Till now, not a single country has refused to fulfil its commitment to mitigating the threat of global climate change, he added.
However, he rued that negotiations are not moving fast. “Governments and politicians need to move fast ahead of the summit to come to conclusions on various conflicting issues,” he said.
Meanwhile, sources at the UNFCCC said that there is no contingency plan if the Copenhagen summit fails.
“We have less time. Just few years in hand to control climate change, or else we will lose the battle,” the official said.
The Copenhagen summit holds great significance as the Kyoto Protocol to prevent climate changes and global warming expires 2012.

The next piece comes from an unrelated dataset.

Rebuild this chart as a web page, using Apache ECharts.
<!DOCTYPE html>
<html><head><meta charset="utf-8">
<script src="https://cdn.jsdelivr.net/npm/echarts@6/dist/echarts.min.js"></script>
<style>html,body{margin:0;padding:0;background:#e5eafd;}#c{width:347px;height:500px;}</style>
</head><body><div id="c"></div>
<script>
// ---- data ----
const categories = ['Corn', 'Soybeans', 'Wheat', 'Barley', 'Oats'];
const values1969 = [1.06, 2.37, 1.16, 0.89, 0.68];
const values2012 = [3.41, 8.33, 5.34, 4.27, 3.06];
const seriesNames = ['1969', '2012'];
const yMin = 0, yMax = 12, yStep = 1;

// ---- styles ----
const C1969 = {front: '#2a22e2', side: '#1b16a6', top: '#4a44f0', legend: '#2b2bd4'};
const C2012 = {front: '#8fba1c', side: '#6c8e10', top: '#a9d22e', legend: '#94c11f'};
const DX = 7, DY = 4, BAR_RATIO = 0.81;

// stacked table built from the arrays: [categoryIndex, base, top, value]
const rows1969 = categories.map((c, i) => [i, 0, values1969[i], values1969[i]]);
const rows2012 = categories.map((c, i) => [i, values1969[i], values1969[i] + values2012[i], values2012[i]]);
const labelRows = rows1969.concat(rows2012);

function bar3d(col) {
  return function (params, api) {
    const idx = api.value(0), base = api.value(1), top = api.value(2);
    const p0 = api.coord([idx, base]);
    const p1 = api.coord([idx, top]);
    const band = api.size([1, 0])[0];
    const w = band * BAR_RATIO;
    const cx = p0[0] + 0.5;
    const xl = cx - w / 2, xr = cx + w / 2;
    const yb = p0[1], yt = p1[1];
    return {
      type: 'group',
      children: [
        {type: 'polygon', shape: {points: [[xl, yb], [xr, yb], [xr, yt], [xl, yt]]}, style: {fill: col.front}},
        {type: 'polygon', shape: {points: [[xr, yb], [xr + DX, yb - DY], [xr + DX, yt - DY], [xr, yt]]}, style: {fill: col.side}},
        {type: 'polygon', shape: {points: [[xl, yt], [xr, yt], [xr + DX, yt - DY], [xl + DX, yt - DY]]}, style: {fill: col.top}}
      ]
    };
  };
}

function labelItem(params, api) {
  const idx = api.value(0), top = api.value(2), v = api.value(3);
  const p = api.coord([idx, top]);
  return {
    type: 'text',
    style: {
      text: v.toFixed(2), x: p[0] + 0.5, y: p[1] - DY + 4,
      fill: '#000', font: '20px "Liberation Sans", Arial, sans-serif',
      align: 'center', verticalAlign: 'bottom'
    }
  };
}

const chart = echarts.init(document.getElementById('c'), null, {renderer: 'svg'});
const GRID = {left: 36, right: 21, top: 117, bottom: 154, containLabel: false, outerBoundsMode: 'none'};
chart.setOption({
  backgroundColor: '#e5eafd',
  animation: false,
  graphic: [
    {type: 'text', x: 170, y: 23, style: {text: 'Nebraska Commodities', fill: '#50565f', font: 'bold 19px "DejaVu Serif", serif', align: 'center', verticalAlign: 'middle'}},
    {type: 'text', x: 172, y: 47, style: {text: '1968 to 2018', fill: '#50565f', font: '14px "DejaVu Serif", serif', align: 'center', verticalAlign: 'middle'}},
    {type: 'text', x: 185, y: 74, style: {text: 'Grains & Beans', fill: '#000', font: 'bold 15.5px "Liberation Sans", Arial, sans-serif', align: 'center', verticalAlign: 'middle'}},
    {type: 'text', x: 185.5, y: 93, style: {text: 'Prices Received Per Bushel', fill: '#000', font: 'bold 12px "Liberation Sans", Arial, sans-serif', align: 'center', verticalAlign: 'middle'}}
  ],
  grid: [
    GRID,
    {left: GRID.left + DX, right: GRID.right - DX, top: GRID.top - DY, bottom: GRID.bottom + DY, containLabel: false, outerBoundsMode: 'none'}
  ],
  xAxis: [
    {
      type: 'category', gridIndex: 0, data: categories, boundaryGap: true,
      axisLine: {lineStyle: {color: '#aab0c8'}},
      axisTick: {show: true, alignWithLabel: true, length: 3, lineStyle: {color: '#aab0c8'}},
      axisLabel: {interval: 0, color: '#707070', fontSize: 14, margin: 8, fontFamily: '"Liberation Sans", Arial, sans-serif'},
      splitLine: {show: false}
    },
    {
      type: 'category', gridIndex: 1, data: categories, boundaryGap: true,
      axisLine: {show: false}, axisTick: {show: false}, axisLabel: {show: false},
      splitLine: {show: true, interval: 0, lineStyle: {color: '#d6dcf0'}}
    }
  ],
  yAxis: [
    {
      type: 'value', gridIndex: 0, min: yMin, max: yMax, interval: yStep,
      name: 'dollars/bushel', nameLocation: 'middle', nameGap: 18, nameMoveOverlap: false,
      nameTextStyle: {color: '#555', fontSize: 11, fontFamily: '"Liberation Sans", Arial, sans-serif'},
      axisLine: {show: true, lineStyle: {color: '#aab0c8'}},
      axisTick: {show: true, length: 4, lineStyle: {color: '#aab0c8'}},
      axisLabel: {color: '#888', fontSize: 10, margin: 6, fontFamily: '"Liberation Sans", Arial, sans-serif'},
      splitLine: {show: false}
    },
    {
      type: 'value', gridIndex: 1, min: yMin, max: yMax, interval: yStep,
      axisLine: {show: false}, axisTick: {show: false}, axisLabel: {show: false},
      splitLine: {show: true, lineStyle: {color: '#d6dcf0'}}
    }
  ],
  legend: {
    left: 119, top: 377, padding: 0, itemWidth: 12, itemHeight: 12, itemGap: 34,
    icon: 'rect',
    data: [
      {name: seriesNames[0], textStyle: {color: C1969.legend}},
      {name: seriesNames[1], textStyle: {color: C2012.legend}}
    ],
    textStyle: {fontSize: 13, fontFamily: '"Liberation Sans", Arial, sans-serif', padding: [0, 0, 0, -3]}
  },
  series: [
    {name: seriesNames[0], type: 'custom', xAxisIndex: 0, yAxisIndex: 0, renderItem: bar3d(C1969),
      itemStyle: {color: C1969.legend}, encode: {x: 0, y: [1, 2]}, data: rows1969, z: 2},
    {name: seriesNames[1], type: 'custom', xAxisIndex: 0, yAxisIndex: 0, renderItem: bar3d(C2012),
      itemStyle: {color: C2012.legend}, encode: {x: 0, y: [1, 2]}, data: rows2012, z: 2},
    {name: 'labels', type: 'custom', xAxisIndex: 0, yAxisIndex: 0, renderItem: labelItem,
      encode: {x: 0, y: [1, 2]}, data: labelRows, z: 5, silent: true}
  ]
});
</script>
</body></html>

As per UNFCCC, the four political pre-requisites to achieve success in Copenhagen are clarity on targets to mitigate six major greenhouse gases by industrialised countries.
There should be also clarity on nationally appropriate mitigation actions of developing countries; clarity on how to generate support for mitigation and adaptation in developing countries and clarity on the governance structures to manage the generated support.
Ahead of Copenhagen, the current status of negotiations among various countries on reduction of green houses gases is between 15 to 21 percent. If India is demanding reduction of green house gases up to 79.2 percent, then European Union seeks 30 percent and China 40 percent.
“However, there is still lack of progress amongst various countries and much work still needs to be done,” said UNFCCC sources.
As far as the question of what India hopes to get out of the Copenhagen summit, experts said that the country’s issues like energy security and jobs would be addressed.
“India imports around 70 percent of its oil, and this will go up to 95 percent in 2030, unless patterns of access to energy change dramatically. India could generate 900,000 jobs in the area of biogas by 2025 and 100,000 jobs in solar photovoltaic sector by 2020,” said the official.
“India can be a major player in this new economy boom,” he added.
Official representatives from 170 countries are expected to be in the Copenhagen summit.
According to experts, the impact on climate change will be rise in temperature by 1.8 to 4 degrees Celsius across the globe by 2100.
There will be also rise in floods and droughts, leading to food and drinking water scarcity. Developing countries will be worst sufferers from climate change as they have limited resources to cope with the natural calamities.